1. Le passé semble plus volontiers constituer du savoir, de la valeur. Non le présent. Ces dernières années, à Tunis, les initiatives pour la réhabilitation du patrimoine architectural y compris celui datant de la période coloniale se sont multipliées.

2. Ce mode de fabrication de la ville correspond à une politique publique en matière d’urbanisme et de logement qui remonte aux années 1960 en Tunisie. Elle permet à la population à revenus bas d’accéder au logement en dehors du marché qui lui reste largement inaccessible. Elle permet à l’État de compenser ses capacités limitées à construire suffisamment de logements adaptés aux faibles revenus. Contrairement à d’autres pays arabes et plus largement à d’autres pays dit du Sud, cette politique étatique explique en bonne partie l’absence totale de bidonvilles et de quartiers dit «illégaux» en Tunisie.

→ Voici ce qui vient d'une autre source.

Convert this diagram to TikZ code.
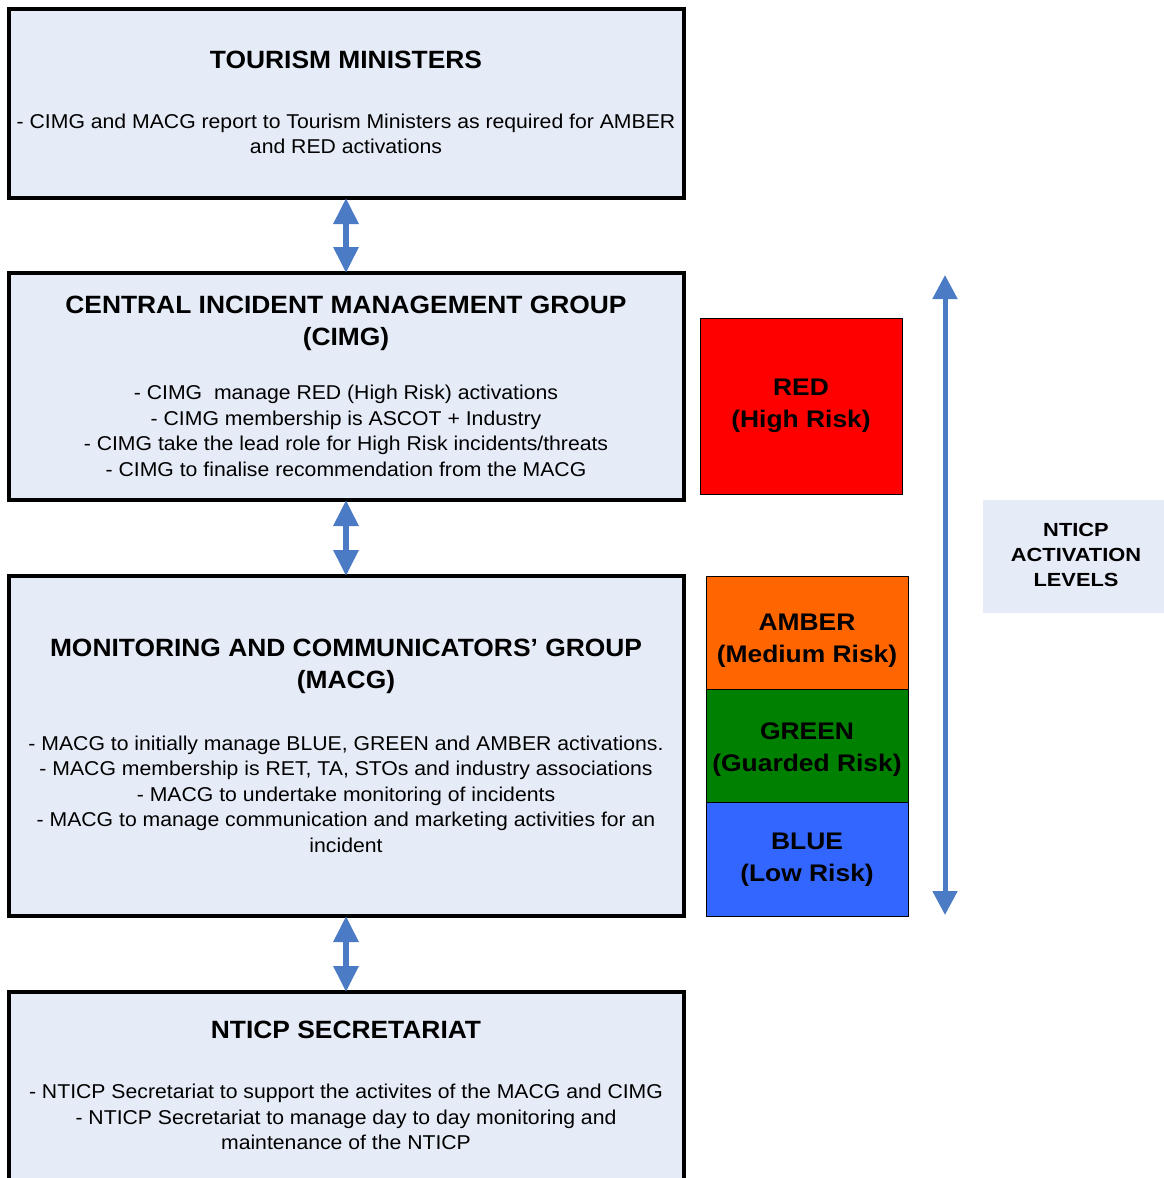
\documentclass[tikz,border=0pt]{standalone}
\usepackage{fontspec}
\setmainfont{Liberation Sans}
\newfontfamily\titlefont{Liberation Sans}[FakeStretch=1.055]
\newfontfamily\bodyfont{Liberation Sans}[FakeStretch=1.06]
\newfontfamily\levelfont{Liberation Sans}[FakeStretch=1.1]
\newfontfamily\labelfont{Liberation Sans}[FakeStretch=1.15]
\usetikzlibrary{arrows.meta}
\definecolor{boxfill}{HTML}{E6ECF7}
\definecolor{arrowblue}{HTML}{4A7BC4}
\definecolor{redlvl}{HTML}{FF0000}
\definecolor{amberlvl}{HTML}{FF6600}
\definecolor{greenlvl}{HTML}{008000}
\definecolor{bluelvl}{HTML}{3366FF}
\begin{document}
\begin{tikzpicture}[x=1pt,y=-1pt,
  panel/.style={draw=black, line width=4pt, fill=boxfill, anchor=north west, inner sep=0, outer sep=0, minimum width=675pt},
  levelbox/.style={draw=black, line width=0.8pt, anchor=north west, inner sep=0, outer sep=0, minimum width=202pt},
  titletext/.style={align=center, font=\titlefont\bfseries\fontsize{25}{32}\selectfont, inner sep=0, text=black},
  bodytext/.style={align=center, font=\bodyfont\fontsize{20}{25.5}\selectfont, inner sep=0, text=black},
  leveltext/.style={align=center, font=\levelfont\bfseries\fontsize{24}{32}\selectfont, inner sep=0, text=black},
  labeltext/.style={align=center, font=\labelfont\bfseries\fontsize{19}{25}\selectfont, inner sep=0, text=black},
  link/.style={arrowblue, line width=6pt, {Triangle[width=24pt,length=26pt]}-{Triangle[width=24pt,length=26pt]}},
  scalearrow/.style={arrowblue, line width=5pt, {Triangle[width=24pt,length=24pt]}-{Triangle[width=24pt,length=24pt]}}
]
\clip (0,0) rectangle (1164,1178);

% panels
\node[panel, minimum height=189pt] (tm) at (9,9) {};
\node[panel, minimum height=227pt] (cimg) at (9,273) {};
\node[panel, minimum height=340pt] (macg) at (9,576) {};
\node[panel, minimum height=240pt] (sec) at (9,992) {};

% panel texts
\node[titletext] (tmtitle) at (346,60) {TOURISM MINISTERS};
\node[bodytext] (tmbody) at (346,134) {- CIMG and MACG report to Tourism Ministers as required for AMBER\\and RED activations};

\node[titletext] (cimgtitle) at (346,323) {CENTRAL INCIDENT MANAGEMENT GROUP\\(CIMG)};
\node[bodytext] (cimgbody) at (346,431) {- CIMG\ \ manage RED (High Risk) activations\\- CIMG membership is ASCOT + Industry\\- CIMG take the lead role for High Risk incidents/threats\\- CIMG to finalise recommendation from the MACG};

\node[titletext] (macgtitle) at (346,666) {MONITORING AND COMMUNICATORS’ GROUP\\(MACG)};
\node[bodytext] (macgbody) at (346,794) {- MACG to initially manage BLUE, GREEN and AMBER activations.\\- MACG membership is RET, TA, STOs and industry associations\\- MACG to undertake monitoring of incidents\\- MACG to manage communication and marketing activities for an\\incident};

\node[titletext] (sectitle) at (346,1030) {NTICP SECRETARIAT};
\node[bodytext] (secbody) at (346,1117) {- NTICP Secretariat to support the activites of the MACG and CIMG\\- NTICP Secretariat to manage day to day monitoring and\\maintenance of the NTICP};

% links
\draw[link] (tm.south -| tmtitle) -- (cimg.north -| tmtitle);
\draw[link] (cimg.south -| tmtitle) -- (macg.north -| tmtitle);
\draw[link] (macg.south -| tmtitle) -- (sec.north -| tmtitle);

% levels
\node[levelbox, fill=redlvl, minimum height=176pt] (red) at (700,318) {};
\node[levelbox, fill=amberlvl, minimum height=113pt] (amber) at (706,576) {};
\node[levelbox, fill=greenlvl, minimum height=113pt] (green) at (706,689) {};
\node[levelbox, fill=bluelvl, minimum height=114pt] (blue) at (706,802) {};

\node[leveltext] (redtxt) at (801,406) {RED\\(High Risk)};
\node[leveltext] (ambertxt) at (807,641) {AMBER\\(Medium Risk)};
\node[leveltext] (greentxt) at (807,750) {GREEN\\(Guarded Risk)};
\node[leveltext] (bluetxt) at (807,860) {BLUE\\(Low Risk)};

% scale arrow
\coordinate (scaletop) at (945,275);
\coordinate (scalebot) at (945,915);
\draw[scalearrow] (scalebot) -- (scaletop);

% label
\node[fill=boxfill, anchor=north west, inner sep=0, minimum width=181pt, minimum height=113pt] (lvlbox) at (983,500) {};
\node[labeltext] (lvltxt) at (1076,555) {NTICP\\ACTIVATION\\LEVELS};
\end{tikzpicture}
\end{document}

3. La visite de ce quartier (Hai Chaker) a été faire avec l’architecte et enseignant Dr Belghith Derouiche, directeur de l’École supérieure des sciences et d’ingénierie de Carthage (UTC) 

4. Dans son livre malheureusement peu diffusé Al-Kūfa, naissance de la ville islamique, publiée en 1986, Hichem Djaït, l’historien arabophone tunisien qui nous a quitté en 2021 écrit un manifeste rétrospectif de la ville d’Al-Kūfa en Irak, première ville de fondation arabe. Il y déconstruit les assertions orientalistes qui ont construit pendant des siècles de domination coloniale, une historiographie de la ville arabe exclusivement fondée sur des héritages byzantins ou nomade. 

5. Dans le même livre, Hichem Djaït démontre qu’Al-Kūfa est «une ville régulière et planifiée selon un tracé géométrique» et qu’elle servira de modèle pour d’autres villes. Pour lui, la ville arabe est une «invention originale et savante».

6. «Hai Chabi» en arabe signifie littéralement «quartier populaire», c’est-à-dire fait par les habitants pour eux-mêmes selon des méthodes constructives et un langage formel établi et accepté collectivement.